Regular readers will be familiar with the fact that if a Cultural Heritage Management Plans (CHMP) is required as part of a planning permit application, the statutory clock doesn’t start until such time the approved CHMP is supplied.
In a recent Victorian Civil and Administrative Tribunal (VCAT) decision, Grebe Investments Pty Ltd v Bass Coast SC  VCAT 1570, the Tribunal considered whether a CHMP was required before an appeal was lodged to the Tribunal against Council’s failure to make a decision within the prescribed 60 day timeframe (AKA a “failure appeal”).
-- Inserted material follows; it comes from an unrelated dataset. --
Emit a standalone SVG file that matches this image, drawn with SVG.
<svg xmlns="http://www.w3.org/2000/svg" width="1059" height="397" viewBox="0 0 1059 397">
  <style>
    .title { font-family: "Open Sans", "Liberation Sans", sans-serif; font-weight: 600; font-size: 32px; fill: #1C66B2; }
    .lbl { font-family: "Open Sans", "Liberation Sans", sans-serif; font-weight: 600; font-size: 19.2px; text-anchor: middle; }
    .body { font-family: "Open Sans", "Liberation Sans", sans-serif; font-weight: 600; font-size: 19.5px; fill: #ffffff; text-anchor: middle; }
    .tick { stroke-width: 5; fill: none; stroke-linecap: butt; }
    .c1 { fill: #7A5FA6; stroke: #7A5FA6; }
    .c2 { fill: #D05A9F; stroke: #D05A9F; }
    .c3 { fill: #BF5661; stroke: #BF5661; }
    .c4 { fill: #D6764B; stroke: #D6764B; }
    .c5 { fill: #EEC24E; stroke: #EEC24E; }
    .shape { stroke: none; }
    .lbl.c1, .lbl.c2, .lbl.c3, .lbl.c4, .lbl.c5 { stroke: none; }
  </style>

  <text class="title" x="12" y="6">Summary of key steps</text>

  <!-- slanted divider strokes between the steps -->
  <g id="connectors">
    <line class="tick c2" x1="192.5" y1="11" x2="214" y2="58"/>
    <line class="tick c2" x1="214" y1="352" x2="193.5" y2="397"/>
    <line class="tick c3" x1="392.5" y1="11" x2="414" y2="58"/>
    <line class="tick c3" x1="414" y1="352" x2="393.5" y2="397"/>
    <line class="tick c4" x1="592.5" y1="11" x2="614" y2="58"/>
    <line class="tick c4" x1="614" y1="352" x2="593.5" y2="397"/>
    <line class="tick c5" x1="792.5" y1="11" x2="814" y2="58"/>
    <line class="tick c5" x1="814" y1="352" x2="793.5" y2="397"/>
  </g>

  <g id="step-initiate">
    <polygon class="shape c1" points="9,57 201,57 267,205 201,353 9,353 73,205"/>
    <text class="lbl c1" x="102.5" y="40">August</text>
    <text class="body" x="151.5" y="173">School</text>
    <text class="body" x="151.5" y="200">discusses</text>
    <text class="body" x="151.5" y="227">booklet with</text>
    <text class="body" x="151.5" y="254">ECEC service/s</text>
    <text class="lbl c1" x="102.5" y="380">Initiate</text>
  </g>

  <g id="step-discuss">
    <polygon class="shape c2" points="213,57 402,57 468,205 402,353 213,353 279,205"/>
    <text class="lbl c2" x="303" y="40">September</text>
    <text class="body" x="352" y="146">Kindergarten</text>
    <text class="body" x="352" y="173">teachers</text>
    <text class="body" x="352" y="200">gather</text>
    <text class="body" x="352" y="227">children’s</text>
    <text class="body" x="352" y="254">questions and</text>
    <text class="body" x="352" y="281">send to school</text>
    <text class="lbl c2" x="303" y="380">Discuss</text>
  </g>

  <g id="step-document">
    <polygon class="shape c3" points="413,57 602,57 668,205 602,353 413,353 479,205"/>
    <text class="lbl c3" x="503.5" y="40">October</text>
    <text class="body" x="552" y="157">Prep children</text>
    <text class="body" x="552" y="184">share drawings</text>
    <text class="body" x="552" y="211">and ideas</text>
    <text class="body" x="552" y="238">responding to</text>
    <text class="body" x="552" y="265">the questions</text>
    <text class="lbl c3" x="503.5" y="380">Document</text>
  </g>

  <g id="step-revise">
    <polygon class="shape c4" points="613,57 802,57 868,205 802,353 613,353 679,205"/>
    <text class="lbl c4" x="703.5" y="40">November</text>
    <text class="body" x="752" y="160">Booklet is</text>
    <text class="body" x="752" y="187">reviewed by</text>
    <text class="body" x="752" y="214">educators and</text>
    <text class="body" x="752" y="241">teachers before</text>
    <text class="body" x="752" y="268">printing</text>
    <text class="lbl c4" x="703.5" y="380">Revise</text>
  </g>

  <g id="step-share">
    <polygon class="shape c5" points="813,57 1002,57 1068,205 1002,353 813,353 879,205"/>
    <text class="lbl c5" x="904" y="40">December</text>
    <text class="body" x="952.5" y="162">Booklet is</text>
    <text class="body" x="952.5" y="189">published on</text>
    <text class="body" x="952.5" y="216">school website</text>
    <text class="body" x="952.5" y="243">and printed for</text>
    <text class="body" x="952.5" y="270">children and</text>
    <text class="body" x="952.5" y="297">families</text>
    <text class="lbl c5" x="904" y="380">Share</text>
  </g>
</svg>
The applicant had a CHMP approved under section 65(2) of the Aboriginal Heritage Act 2006, and had supplied that CHMP to Council. However, between lodging the appeal to the Tribunal and the hearing, the applicant realised that the approved CHMP did not include ‘all’ of the relevant activity area. The appellant decided to prepare a CHMP for that missing part of the subject site and asked the Tribunal to reserve its decision, pending approval of the CHMP for the remaining part of the subject land.
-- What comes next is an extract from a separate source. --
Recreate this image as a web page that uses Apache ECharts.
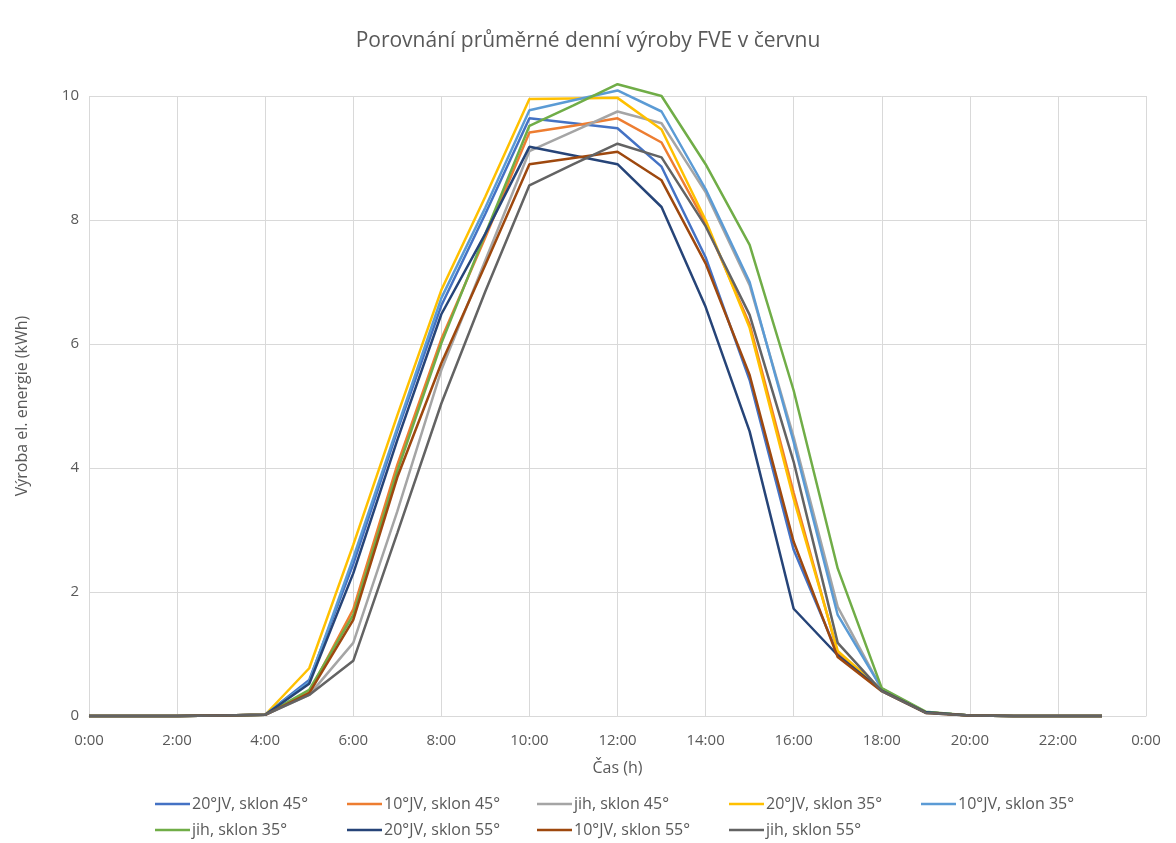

The Tribunal used the first day of the hearing to consider this request, and found that:
- The Aboriginal Heritage Act 2006 section 52(4) provides that if the Council is required to decide a permit application within a specified period and if a CHMP is required for the activity in the permit application, the specified period does not start until the Council receives a copy of the approved CHMP;
- The applicant had not filed an approved CHMP for the whole of the activity in this proceeding. This had the same legal effect as there being no approved CHMP for the activity;
- The prescribed time for Council to make a decision on the planning permit application, after which a failure appeal can be lodged, will only run from the date a complete and approved CHMP is filed;
- Therefore, the Tribunal could not grant a permit for the activity and could not make a decision on the appeal;
- The appeal was therefore misconceived and the matter was summarily dismissed/struck out.